What needs to be done: Only the lines from the one containing "Output the LaTeX" to the end of the records should be written out, exactly and with both ends included; pictures are excluded.

Listing:
— start —

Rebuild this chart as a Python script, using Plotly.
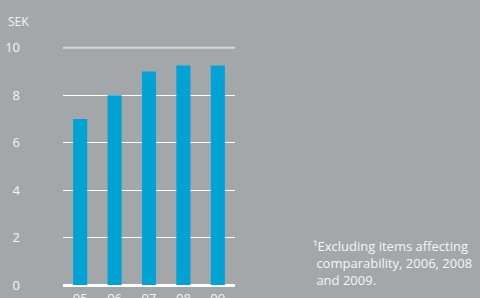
import plotly.graph_objects as go

categories = ["05", "06", "07", "08", "09"]
values = [7.0, 8.0, 9.0, 9.25, 9.25]
y_ticks = [0, 2, 4, 6, 8, 10]
unit_label = "SEK"
footnote = "¹Excluding items affecting<br> comparability, 2006, 2008<br> and 2009."

BG = "#a4a7aa"
BAR = "#00a3d4"
TXT = "#f4f5f5"
FONT = "Open Sans"

fig = go.Figure()
fig.add_trace(go.Bar(x=categories, y=values, marker=dict(color=BAR, line=dict(width=0)),
                     hoverinfo="skip"))

# lighter top reference line at the highest tick
fig.add_shape(type="line", xref="paper", yref="y", x0=0, x1=1,
              y0=max(y_ticks), y1=max(y_ticks),
              line=dict(color="#d6d8da", width=2), layer="above")

fig.update_layout(
    width=480, height=298,
    margin=dict(l=63, r=245, t=43, b=13, autoexpand=False),
    paper_bgcolor=BG, plot_bgcolor=BG,
    bargap=0.59,
    showlegend=False,
    font=dict(family=FONT, color=TXT, size=13),
    xaxis=dict(type="category", range=[-0.5, 4.5], showgrid=False, showline=False,
               zeroline=False, ticks="", automargin=False,
               tickfont=dict(size=13, color=TXT, family=FONT),
               ticklabelstandoff=4),
    yaxis=dict(range=[0, 10.2], tickvals=y_ticks, showgrid=True, gridcolor="#ffffff",
               gridwidth=1, zeroline=True, zerolinecolor="#ffffff", zerolinewidth=3,
               showline=False, ticks="", automargin=False,
               tickfont=dict(size=13, color=TXT, family=FONT),
               ticklabelstandoff=42),
    annotations=[
        dict(text=unit_label, xref="paper", yref="paper", x=-0.33, y=1.088,
             xanchor="left", yanchor="middle", showarrow=False,
             font=dict(size=12, color=TXT, family=FONT)),
        dict(text=footnote, xref="paper", yref="paper", x=1.44, y=0.205,
             xanchor="left", yanchor="top", align="left", showarrow=False,
             font=dict(size=13, color=TXT, family=FONT)),
    ],
)

fig.write_html(
    "out.html",
    config={"displayModeBar": False},
    post_script="document.body.style.margin='0';document.body.style.overflow='hidden';"
                "document.body.style.background='%s';" % BG,
)
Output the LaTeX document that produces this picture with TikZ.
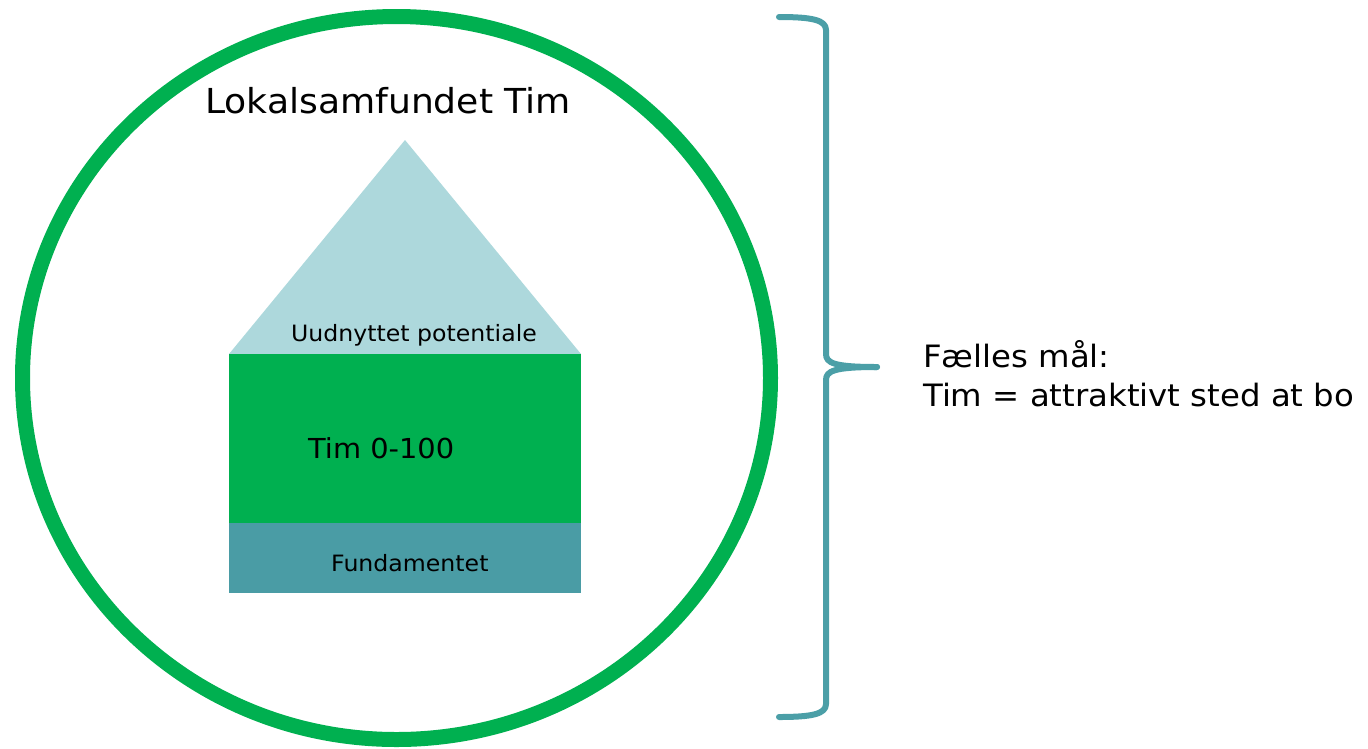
\documentclass[tikz,border=0pt]{standalone}
\usepackage{fontspec}
\setmainfont{DejaVu Sans}[FakeStretch=1.05]
\definecolor{cgreen}{HTML}{00B050}
\definecolor{croof}{HTML}{ADD8DC}
\definecolor{cteal}{HTML}{4A9CA5}
\definecolor{cbrace}{HTML}{4B9FA7}
\tikzset{
  lbl/.style={anchor=base west, inner sep=0pt, text=black},
}
\begin{document}
\begin{tikzpicture}[x=1pt,y=-1pt]
\useasboundingbox (0,0) rectangle (1368,748);
% circle
\draw[cgreen, line width=15pt] (396.5,378) ellipse [x radius=374, y radius=361.5];
% house
\fill[croof] (229,354) -- (405,140) -- (581,354) -- cycle;
\fill[cgreen] (229,354) rectangle (581,523);
\fill[cteal] (229,523) rectangle (581,593);
% brace
\draw[cbrace, line width=6pt, line cap=round, line join=round]
  (779,17) .. controls (812,17) and (826,20) .. (826,30) -- (826,354)
  .. controls (826,363) and (834,367) .. (877,367);
\draw[cbrace, line width=6pt, line cap=round, line join=round]
  (877,367) .. controls (834,367) and (826,371) .. (826,380) -- (826,704)
  .. controls (826,714) and (812,717) .. (779,717);
% texts
\node[lbl, font=\fontsize{34.4}{42}\selectfont] (title) at (205,113) {Lokalsamfundet Tim};
\node[lbl, font=\fontsize{22.5}{27}\selectfont] (roof) at (291,341) {Uudnyttet potentiale};
\node[lbl, font=\fontsize{27.5}{34}\selectfont] (mid) at (308,458) {Tim 0-100};
\node[lbl, font=\fontsize{22.5}{27}\selectfont] (base) at (331,571) {Fundamentet};
\node[lbl, font=\fontsize{30.8}{38}\selectfont] (goal1) at (923,367) {Fælles mål:};
\node[lbl, font=\fontsize{30.8}{38}\selectfont] (goal2) at (923,406) {Tim = attraktivt sted at bo};
\end{tikzpicture}
\end{document}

— end —

Result of this task:
Output the LaTeX document that produces this picture with TikZ.
\documentclass[tikz,border=0pt]{standalone}
\usepackage{fontspec}
\setmainfont{DejaVu Sans}[FakeStretch=1.05]
\definecolor{cgreen}{HTML}{00B050}
\definecolor{croof}{HTML}{ADD8DC}
\definecolor{cteal}{HTML}{4A9CA5}
\definecolor{cbrace}{HTML}{4B9FA7}
\tikzset{
  lbl/.style={anchor=base west, inner sep=0pt, text=black},
}
\begin{document}
\begin{tikzpicture}[x=1pt,y=-1pt]
\useasboundingbox (0,0) rectangle (1368,748);
% circle
\draw[cgreen, line width=15pt] (396.5,378) ellipse [x radius=374, y radius=361.5];
% house
\fill[croof] (229,354) -- (405,140) -- (581,354) -- cycle;
\fill[cgreen] (229,354) rectangle (581,523);
\fill[cteal] (229,523) rectangle (581,593);
% brace
\draw[cbrace, line width=6pt, line cap=round, line join=round]
  (779,17) .. controls (812,17) and (826,20) .. (826,30) -- (826,354)
  .. controls (826,363) and (834,367) .. (877,367);
\draw[cbrace, line width=6pt, line cap=round, line join=round]
  (877,367) .. controls (834,367) and (826,371) .. (826,380) -- (826,704)
  .. controls (826,714) and (812,717) .. (779,717);
% texts
\node[lbl, font=\fontsize{34.4}{42}\selectfont] (title) at (205,113) {Lokalsamfundet Tim};
\node[lbl, font=\fontsize{22.5}{27}\selectfont] (roof) at (291,341) {Uudnyttet potentiale};
\node[lbl, font=\fontsize{27.5}{34}\selectfont] (mid) at (308,458) {Tim 0-100};
\node[lbl, font=\fontsize{22.5}{27}\selectfont] (base) at (331,571) {Fundamentet};
\node[lbl, font=\fontsize{30.8}{38}\selectfont] (goal1) at (923,367) {Fælles mål:};
\node[lbl, font=\fontsize{30.8}{38}\selectfont] (goal2) at (923,406) {Tim = attraktivt sted at bo};
\end{tikzpicture}
\end{document}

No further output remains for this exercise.